Back in 2013, Dropbox was scaling fast.

The company had grown quickly by taking advantage of cloud infrastructure from Amazon Web Services (AWS), but when you grow rapidly, infrastructure costs can skyrocket, especially when approaching the scale Dropbox was at the time. The company decided to build its own storage system and network — a move that turned out to be a wise decision.

In a time when going from on-prem to cloud and closing private data centers was typical, Dropbox took a big chance by going the other way. The company still uses AWS for certain services, regional requirements and bursting workloads, but ultimately when it came to the company’s core storage business, it wanted to control its own destiny.

Storage is at the heart of Dropbox’s service, leaving it with scale issues like few other companies, even in an age of massive data storage. With 600 million users and 400,000 teams currently storing more than 3 exabytes of data (and growing) if it hadn’t taken this step, the company might have been squeezed by its growing cloud bills.

Controlling infrastructure helped control costs, which improved the company’s key business metrics. A look at historical performance data tells a story about the impact that taking control of storage costs had on Dropbox.

The numbers

In March of 2016, Dropbox announced that it was “storing and serving” more than 90% of user data on its own infrastructure for the first time, completing a 3-year journey to get to this point. To understand what impact the decision had on the company’s financial performance, you have to examine the numbers from 2016 forward.

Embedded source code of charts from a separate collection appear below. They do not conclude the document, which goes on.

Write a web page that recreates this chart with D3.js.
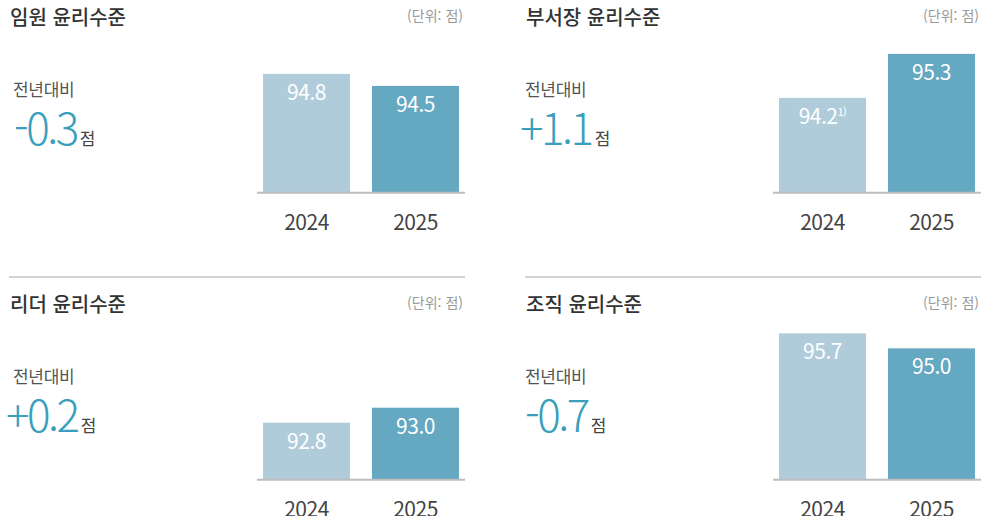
<!DOCTYPE html>
<html lang="ko">
<head>
<meta charset="utf-8">
<script src="https://cdn.jsdelivr.net/npm/d3@7"></script>
<style>
  html, body { margin: 0; padding: 0; background: #fff; }
  svg { display: block; font-family: "Noto Sans CJK KR", "Noto Sans", sans-serif; }
</style>
</head>
<body>
<svg id="chart" width="982" height="516"></svg>
<script>
// Ethics level scores per group, 2024 vs 2025
const titles = ["임원 윤리수준", "부서장 윤리수준", "리더 윤리수준", "조직 윤리수준"];
const years = ["2024", "2025"];
const scores2024 = [94.8, 94.2, 92.8, 95.7];
const scores2025 = [94.5, 95.3, 93.0, 95.0];
const changeLabels = ["-0.3", "+1.1", "+0.2", "-0.7"];
const footnotes = ["", "1)", "", ""];
const unitLabel = "(단위: 점)";
const compareLabel = "전년대비";
const pointUnit = "점";

// value-axis domain for each panel (lower bound sits on the baseline)
const yDomains = [[91.83, 95.58], [91.83, 95.58], [92.04, 94.04], [88.87, 95.87]];

const svg = d3.select("#chart");
const panelOrigins = [[0, 0], [516, 0], [0, 287], [516, 287]];
const bigX = [14, 4, 6, 9];
const compareX = [13, 9, 13, 9];
const barColors = ["#b0ccda", "#64a8c2"];
const baseY = 192.7;
const plotH = 150;

const x = d3.scaleBand().domain(years).range([263, 459]).paddingInner(22 / 109).paddingOuter(0);

titles.forEach((title, i) => {
  const [ox, oy] = panelOrigins[i];
  const g = svg.append("g").attr("transform", `translate(${ox},${oy})`);
  const values = [scores2024[i], scores2025[i]];
  const y = d3.scaleLinear().domain(yDomains[i]).range([baseY, baseY - plotH]);

  // separator above the lower row
  if (i >= 2) {
    g.append("line")
      .attr("x1", 9).attr("x2", 465)
      .attr("y1", -10).attr("y2", -10)
      .attr("stroke", "#c4c4c4").attr("stroke-width", 1.5);
  }

  g.append("text")
    .attr("x", 10).attr("y", 25)
    .attr("fill", "#333").attr("font-size", 20).attr("font-weight", 500)
    .text(title);

  g.append("text")
    .attr("x", 463).attr("y", 21).attr("text-anchor", "end")
    .attr("fill", "#9a9a9a").attr("font-size", 14)
    .text(unitLabel);

  g.append("text")
    .attr("x", compareX[i]).attr("y", 96)
    .attr("fill", "#555").attr("font-size", 17)
    .attr("letter-spacing", -0.3)
    .text(compareLabel);

  const big = g.append("text")
    .attr("x", bigX[i]).attr("y", 145);
  big.append("tspan")
    .attr("fill", "#3a9ebd").attr("font-size", 44).attr("font-weight", 300)
    .attr("letter-spacing", -2.5)
    .text(changeLabels[i]);
  big.append("tspan")
    .attr("fill", "#444").attr("font-size", 17).attr("dx", 3)
    .text(pointUnit);

  // bars
  g.selectAll("rect.bar").data(values).join("rect")
    .attr("class", "bar")
    .attr("x", (d, j) => x(years[j]))
    .attr("width", x.bandwidth())
    .attr("y", d => y(d))
    .attr("height", d => baseY - y(d))
    .attr("fill", (d, j) => barColors[j]);

  // baseline axis
  const axis = g.append("g").attr("transform", `translate(0,${baseY})`)
    .call(d3.axisBottom(x).tickSize(0).tickPadding(0));
  axis.select(".domain").remove();
  axis.append("line").attr("x1", 257).attr("x2", 465)
    .attr("stroke", "#bdbdbd").attr("stroke-width", 2);
  axis.selectAll(".tick text")
    .attr("y", 37).attr("dy", 0)
    .attr("fill", "#444").attr("font-size", 21)
    .attr("font-family", "\"Noto Sans CJK KR\", sans-serif")
    .attr("letter-spacing", -0.5);

  // value labels inside the bars
  g.selectAll("text.val").data(values).join("text")
    .attr("class", "val")
    .attr("x", (d, j) => x(years[j]) + x.bandwidth() / 2)
    .attr("y", d => y(d) + 26)
    .attr("text-anchor", "middle")
    .attr("fill", "#fff").attr("font-size", 21).attr("letter-spacing", -0.5)
    .each(function (d, j) {
      const t = d3.select(this);
      t.append("tspan").text(d.toFixed(1));
      if (j === 0 && footnotes[i]) {
        t.append("tspan").attr("font-size", 11).attr("dy", -8).text(footnotes[i]);
      }
    });
});
</script>
</body>
</html>
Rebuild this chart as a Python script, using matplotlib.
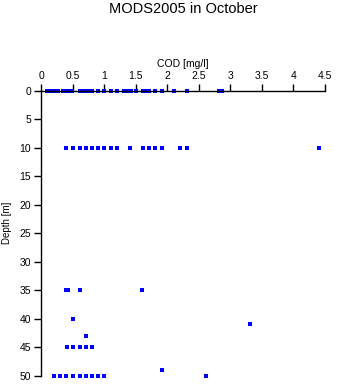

There is good financial data from Dropbox going back to the first quarter of 2016 thanks to its IPO filing, but not before. So, the view into the impact of bringing storage in-house begins after the project was initially mostly completed. By examining the company’s 2016 and 2017 financial results, it’s clear that Dropbox’s revenue quality increased dramatically. Even better for the company, its revenue quality improved as its aggregate revenue grew.